I cried until I reached Richmond about two hours later. In that time my phone buzzed at least a dozen times, as Dan kept calling and texting me, saying he was sorry and asking if I was OK. I shut the phone off; I had nothing left to say. My decade-plus crush on Dan Hanson was officially dead.
Four days later, after more than 100 ignored phone calls, texts, and G-chats, Dan decided to try a new avenue: email. Could he call me that night? He had something he wanted to say, and it wouldn’t take long.
Realizing that he’d probably never stop until he had a chance to say his piece, I gave in. I tersely responded that I was going to dinner with friends, would be back at 10 p.m., and would be asleep at 10:30 p.m. If he wanted to talk, he could call in that window.
My phone rang at about 10 o’clock and four seconds.
“Hey,” he said.
“Well?” I answered, half a weeks’ worth of frustration flowing from word.
“You were right,” he said. “I want to give this — us — a shot.”
I didn’t know how to respond, so I didn’t.

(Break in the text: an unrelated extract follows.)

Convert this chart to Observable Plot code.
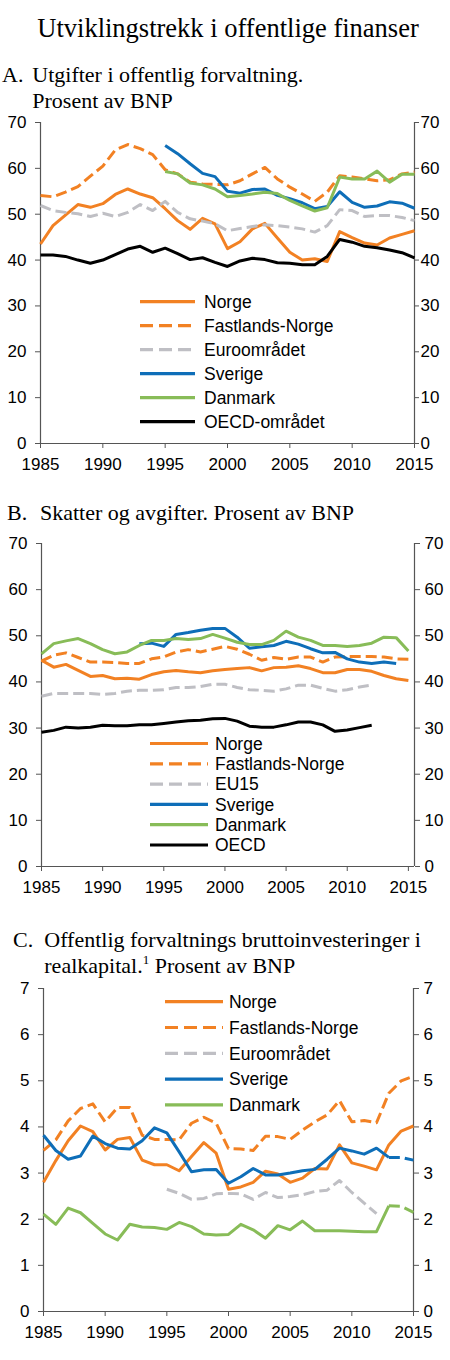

“You there?” he asked after about 30 seconds of silence.
“Yeah,” I finally spoke. “So, is that a ‘yes,’ then?”
“Yes.”
My jaw finally loosened, allowing a smile no one could see break across my face.
“OK. But I’m going to need you to come down here and tell me that in person,” I said.
“That’s fair,” he answered. I could hear in his voice he was smiling, too.
On a Friday afternoon two weeks later, I walked across Elon’s campus on my way between meetings. As I passed by the communications building, I ran into Dr. Copeland — my and Dan’s teacher from years ago and now a friend. We shared a hello and some pleasantries over a few minutes. Before we parted, I said, “Do you remember how you said there must be something with me and Dan way back when we were in your Senior Sem?”
“Of course,” he said.
“You were right,” I replied, unable to keep from grinning at the words. He returned the gesture.
“See! I told ya. Good for you guys,” he said. “Tell him I said hello.”
“Will do,” I said, turning to walk back to my office, my car, and my apartment, where Dan would be arriving in just a couple of hours.